#### [DATA ROWS]

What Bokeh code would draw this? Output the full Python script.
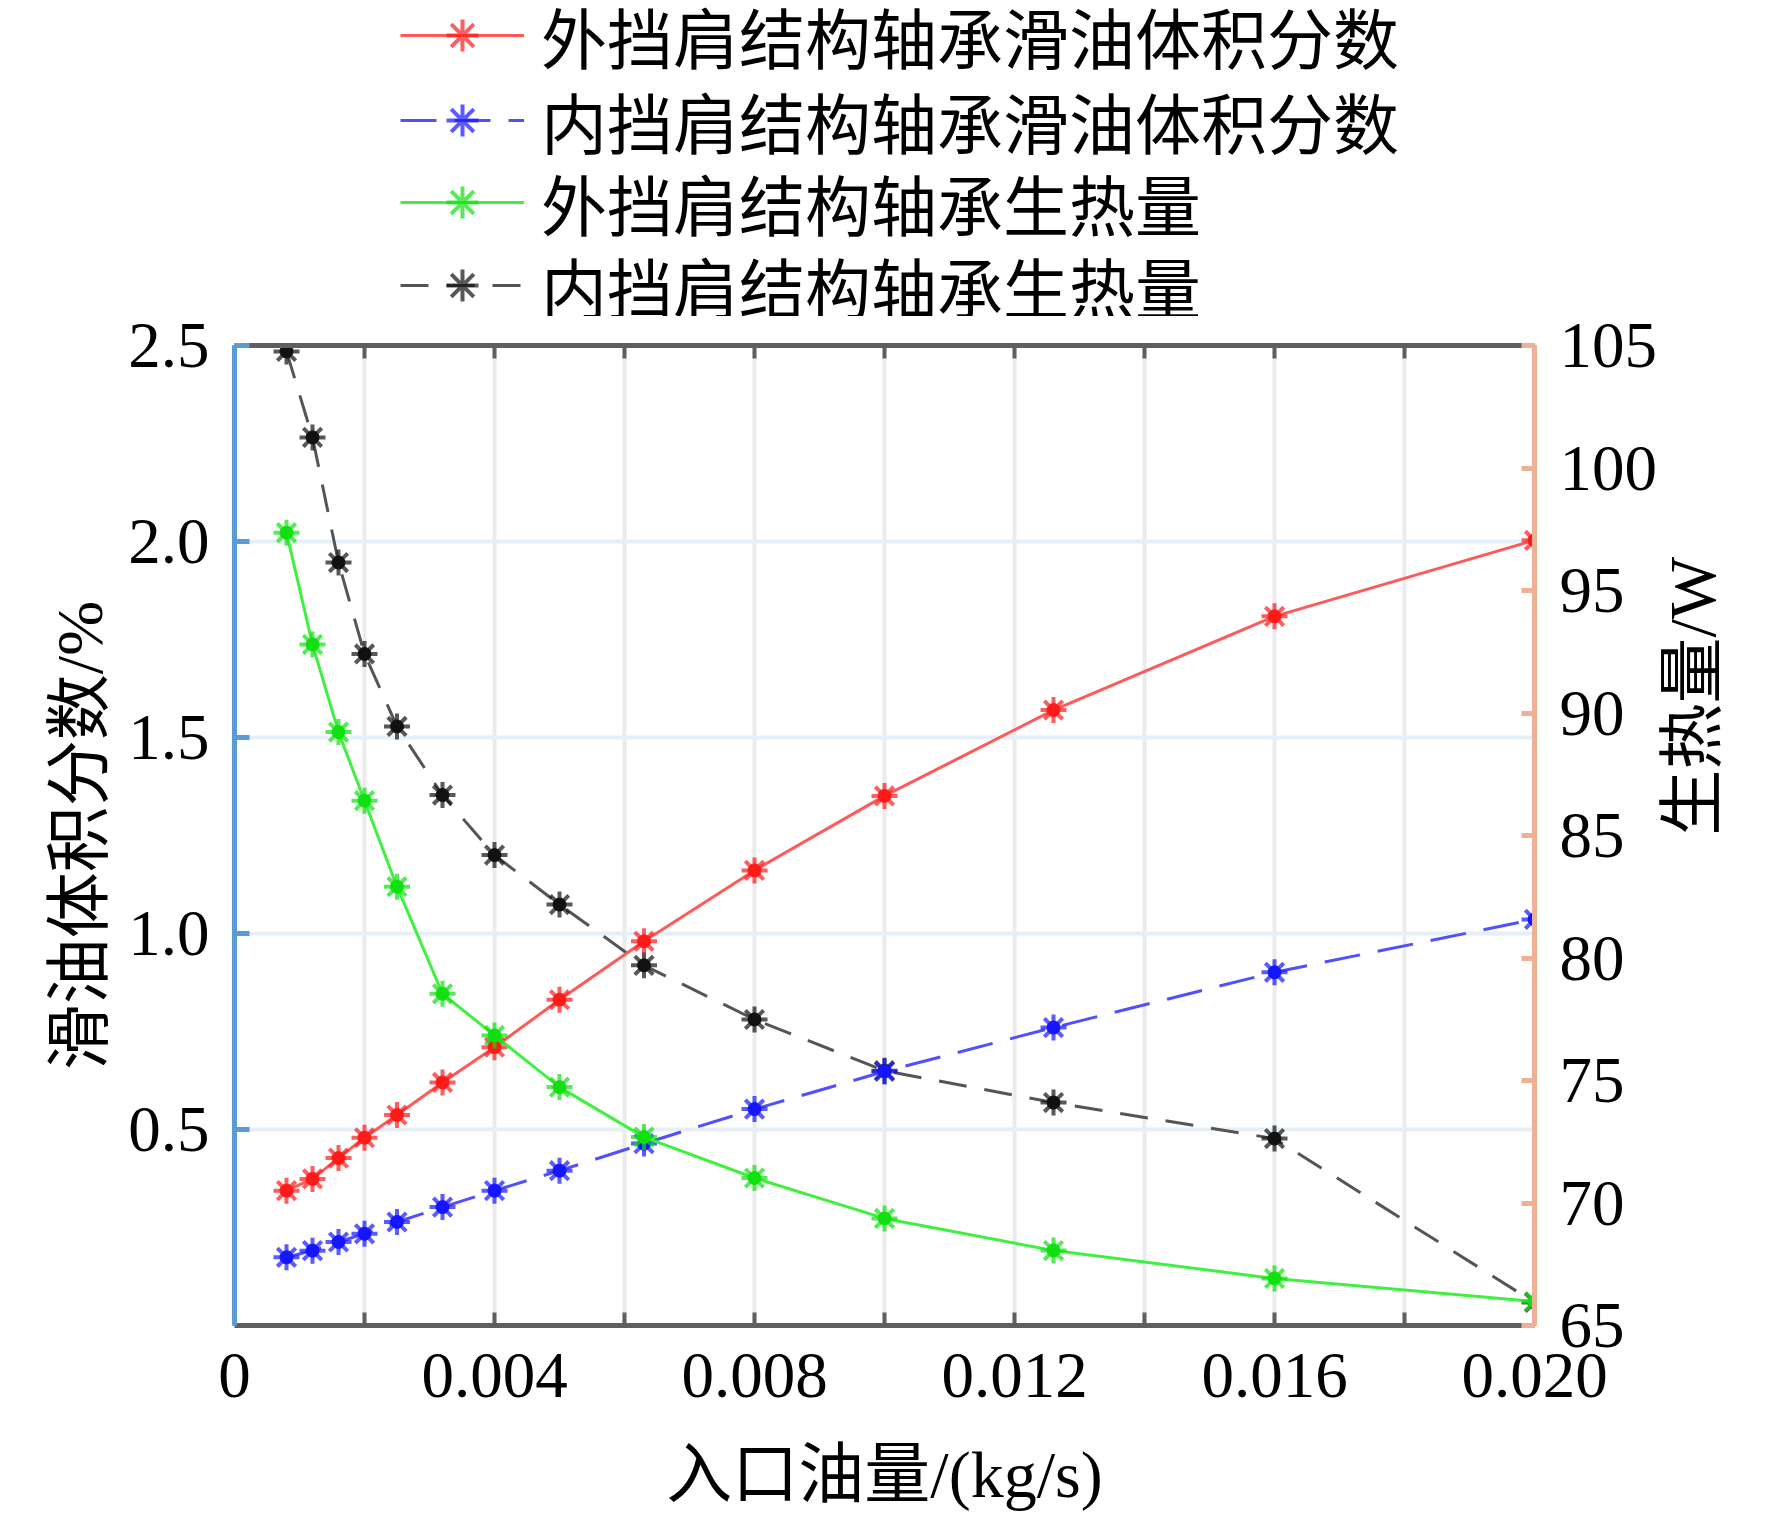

* * *

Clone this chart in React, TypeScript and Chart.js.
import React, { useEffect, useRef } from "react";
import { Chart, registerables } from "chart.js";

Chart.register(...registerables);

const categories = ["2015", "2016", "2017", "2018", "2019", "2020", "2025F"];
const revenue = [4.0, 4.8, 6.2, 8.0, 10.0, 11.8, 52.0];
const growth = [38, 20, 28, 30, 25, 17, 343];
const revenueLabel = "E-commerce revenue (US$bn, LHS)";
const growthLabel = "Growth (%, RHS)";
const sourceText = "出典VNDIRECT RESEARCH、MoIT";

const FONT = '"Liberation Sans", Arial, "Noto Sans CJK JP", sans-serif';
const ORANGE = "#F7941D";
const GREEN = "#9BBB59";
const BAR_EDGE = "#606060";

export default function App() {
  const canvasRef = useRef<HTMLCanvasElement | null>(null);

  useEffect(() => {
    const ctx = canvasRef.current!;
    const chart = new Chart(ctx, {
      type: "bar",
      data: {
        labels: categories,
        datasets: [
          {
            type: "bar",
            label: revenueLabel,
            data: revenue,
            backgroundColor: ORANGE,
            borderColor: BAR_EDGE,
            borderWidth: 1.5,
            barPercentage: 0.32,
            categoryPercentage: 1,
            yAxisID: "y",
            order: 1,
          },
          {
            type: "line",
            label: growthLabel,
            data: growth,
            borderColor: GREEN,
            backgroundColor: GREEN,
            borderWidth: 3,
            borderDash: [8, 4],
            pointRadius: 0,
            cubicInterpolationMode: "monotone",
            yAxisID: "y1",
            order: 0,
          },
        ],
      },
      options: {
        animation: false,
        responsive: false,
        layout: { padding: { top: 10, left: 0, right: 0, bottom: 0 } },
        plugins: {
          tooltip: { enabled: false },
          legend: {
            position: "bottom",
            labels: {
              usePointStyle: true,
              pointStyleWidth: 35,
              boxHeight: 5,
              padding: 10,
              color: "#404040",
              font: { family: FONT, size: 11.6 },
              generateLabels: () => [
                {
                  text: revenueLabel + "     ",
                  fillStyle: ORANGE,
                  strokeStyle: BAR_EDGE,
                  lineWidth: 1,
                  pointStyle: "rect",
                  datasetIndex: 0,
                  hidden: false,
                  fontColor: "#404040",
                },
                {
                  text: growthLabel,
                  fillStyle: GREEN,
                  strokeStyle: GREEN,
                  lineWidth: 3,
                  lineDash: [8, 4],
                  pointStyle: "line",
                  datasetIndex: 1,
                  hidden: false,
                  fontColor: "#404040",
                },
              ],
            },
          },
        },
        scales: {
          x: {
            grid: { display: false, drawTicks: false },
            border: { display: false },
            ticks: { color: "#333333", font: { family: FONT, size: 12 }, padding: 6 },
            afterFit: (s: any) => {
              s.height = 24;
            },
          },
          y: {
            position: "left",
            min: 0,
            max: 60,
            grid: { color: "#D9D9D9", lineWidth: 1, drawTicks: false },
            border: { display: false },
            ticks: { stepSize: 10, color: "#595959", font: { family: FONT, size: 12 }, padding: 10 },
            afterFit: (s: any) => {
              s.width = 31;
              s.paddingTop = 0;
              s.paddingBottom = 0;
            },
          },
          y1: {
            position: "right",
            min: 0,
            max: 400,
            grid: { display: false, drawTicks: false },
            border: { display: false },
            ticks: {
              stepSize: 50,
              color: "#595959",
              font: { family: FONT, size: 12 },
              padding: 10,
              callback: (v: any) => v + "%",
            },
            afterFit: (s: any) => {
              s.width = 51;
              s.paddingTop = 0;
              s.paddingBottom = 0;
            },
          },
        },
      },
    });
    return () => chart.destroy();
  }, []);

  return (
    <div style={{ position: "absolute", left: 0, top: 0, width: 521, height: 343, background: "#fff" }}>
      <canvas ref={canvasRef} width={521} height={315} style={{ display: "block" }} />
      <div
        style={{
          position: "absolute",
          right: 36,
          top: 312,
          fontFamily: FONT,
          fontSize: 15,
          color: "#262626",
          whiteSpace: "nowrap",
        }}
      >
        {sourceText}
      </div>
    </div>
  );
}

...

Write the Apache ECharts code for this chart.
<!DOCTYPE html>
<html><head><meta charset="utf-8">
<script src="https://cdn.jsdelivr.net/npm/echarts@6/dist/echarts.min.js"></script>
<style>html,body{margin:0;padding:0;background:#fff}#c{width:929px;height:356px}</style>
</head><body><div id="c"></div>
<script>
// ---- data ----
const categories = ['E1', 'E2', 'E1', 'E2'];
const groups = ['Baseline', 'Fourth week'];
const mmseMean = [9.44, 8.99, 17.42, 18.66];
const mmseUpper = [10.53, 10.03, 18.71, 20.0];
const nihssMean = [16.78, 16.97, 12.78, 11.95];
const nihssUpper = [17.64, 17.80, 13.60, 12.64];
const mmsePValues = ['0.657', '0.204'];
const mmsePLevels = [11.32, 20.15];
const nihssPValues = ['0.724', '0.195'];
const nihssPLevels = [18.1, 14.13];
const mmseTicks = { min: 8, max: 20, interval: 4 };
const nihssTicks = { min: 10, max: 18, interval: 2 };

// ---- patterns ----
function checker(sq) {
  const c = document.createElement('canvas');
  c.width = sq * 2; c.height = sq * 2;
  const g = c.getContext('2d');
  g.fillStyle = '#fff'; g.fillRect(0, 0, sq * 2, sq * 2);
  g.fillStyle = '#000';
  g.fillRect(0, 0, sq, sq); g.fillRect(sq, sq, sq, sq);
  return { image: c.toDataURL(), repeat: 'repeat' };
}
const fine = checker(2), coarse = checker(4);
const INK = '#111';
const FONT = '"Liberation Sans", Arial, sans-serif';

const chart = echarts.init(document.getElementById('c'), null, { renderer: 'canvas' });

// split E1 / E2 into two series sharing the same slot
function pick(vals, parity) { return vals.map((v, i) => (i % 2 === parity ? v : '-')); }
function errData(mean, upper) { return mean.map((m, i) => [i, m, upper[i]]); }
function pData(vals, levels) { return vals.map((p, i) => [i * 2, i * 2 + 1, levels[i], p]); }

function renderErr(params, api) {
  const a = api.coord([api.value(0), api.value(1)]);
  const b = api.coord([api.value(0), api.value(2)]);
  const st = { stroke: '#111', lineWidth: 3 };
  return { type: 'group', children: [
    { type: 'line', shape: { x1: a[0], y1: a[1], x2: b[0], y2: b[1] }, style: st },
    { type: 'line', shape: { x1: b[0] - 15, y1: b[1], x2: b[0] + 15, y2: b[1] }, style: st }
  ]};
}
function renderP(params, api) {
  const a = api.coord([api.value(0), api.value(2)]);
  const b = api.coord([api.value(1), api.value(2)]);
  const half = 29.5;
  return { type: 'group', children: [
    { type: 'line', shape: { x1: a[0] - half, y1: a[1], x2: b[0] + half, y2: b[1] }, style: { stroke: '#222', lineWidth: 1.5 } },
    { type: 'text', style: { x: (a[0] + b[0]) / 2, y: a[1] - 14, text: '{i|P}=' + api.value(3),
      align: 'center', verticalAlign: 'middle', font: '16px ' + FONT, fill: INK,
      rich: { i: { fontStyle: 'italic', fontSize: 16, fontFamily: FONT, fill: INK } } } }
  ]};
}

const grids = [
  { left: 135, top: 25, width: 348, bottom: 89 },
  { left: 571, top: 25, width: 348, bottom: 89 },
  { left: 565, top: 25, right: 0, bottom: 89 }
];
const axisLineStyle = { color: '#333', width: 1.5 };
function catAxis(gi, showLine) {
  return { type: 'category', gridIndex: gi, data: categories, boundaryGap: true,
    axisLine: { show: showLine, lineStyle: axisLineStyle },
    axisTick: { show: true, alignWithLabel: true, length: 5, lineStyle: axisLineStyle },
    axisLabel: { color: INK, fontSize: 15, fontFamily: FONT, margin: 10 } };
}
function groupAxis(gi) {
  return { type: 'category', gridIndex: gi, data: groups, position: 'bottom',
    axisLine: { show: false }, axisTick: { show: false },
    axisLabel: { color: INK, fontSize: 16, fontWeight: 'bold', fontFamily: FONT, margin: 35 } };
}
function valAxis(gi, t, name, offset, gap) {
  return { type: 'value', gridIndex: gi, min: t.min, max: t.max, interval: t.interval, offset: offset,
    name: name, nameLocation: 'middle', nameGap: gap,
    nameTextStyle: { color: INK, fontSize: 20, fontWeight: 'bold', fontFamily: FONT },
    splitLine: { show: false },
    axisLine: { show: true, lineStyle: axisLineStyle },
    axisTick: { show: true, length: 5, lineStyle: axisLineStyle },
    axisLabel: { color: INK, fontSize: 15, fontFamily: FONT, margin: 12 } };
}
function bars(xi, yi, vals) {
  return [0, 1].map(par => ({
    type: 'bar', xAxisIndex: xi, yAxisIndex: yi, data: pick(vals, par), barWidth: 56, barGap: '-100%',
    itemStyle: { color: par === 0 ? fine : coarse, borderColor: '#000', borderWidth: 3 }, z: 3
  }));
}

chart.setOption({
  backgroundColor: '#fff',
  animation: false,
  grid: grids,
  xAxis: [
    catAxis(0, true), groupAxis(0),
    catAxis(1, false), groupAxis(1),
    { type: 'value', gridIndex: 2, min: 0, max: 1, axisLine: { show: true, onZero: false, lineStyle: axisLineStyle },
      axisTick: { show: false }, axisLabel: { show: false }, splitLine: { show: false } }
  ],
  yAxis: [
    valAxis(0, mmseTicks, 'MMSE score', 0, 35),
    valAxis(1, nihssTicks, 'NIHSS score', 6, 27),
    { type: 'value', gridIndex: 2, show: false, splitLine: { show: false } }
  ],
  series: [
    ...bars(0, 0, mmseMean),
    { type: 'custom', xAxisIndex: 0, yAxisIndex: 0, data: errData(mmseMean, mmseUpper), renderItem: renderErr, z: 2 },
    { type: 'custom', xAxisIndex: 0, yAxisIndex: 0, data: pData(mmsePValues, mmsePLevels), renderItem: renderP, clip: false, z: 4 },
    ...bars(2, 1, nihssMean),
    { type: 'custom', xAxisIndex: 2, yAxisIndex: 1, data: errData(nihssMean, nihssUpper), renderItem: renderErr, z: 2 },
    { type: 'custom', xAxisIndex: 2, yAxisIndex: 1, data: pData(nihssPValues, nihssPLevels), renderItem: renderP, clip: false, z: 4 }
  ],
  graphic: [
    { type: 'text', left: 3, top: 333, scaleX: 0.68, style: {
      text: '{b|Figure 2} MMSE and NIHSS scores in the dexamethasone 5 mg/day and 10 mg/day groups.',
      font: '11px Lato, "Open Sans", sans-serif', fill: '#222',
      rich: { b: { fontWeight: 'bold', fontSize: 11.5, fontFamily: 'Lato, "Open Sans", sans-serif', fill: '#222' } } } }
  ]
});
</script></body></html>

#### [REQUIREMENT]
From the line that contains "Clone this chart" through the line that contains "Chart.register(...registerables);", reproduce every line exactly, both end lines included.

#### [RESPONSE TO THE TASK]
Clone this chart in React, TypeScript and Chart.js.
import React, { useEffect, useRef } from "react";
import { Chart, registerables } from "chart.js";

Chart.register(...registerables);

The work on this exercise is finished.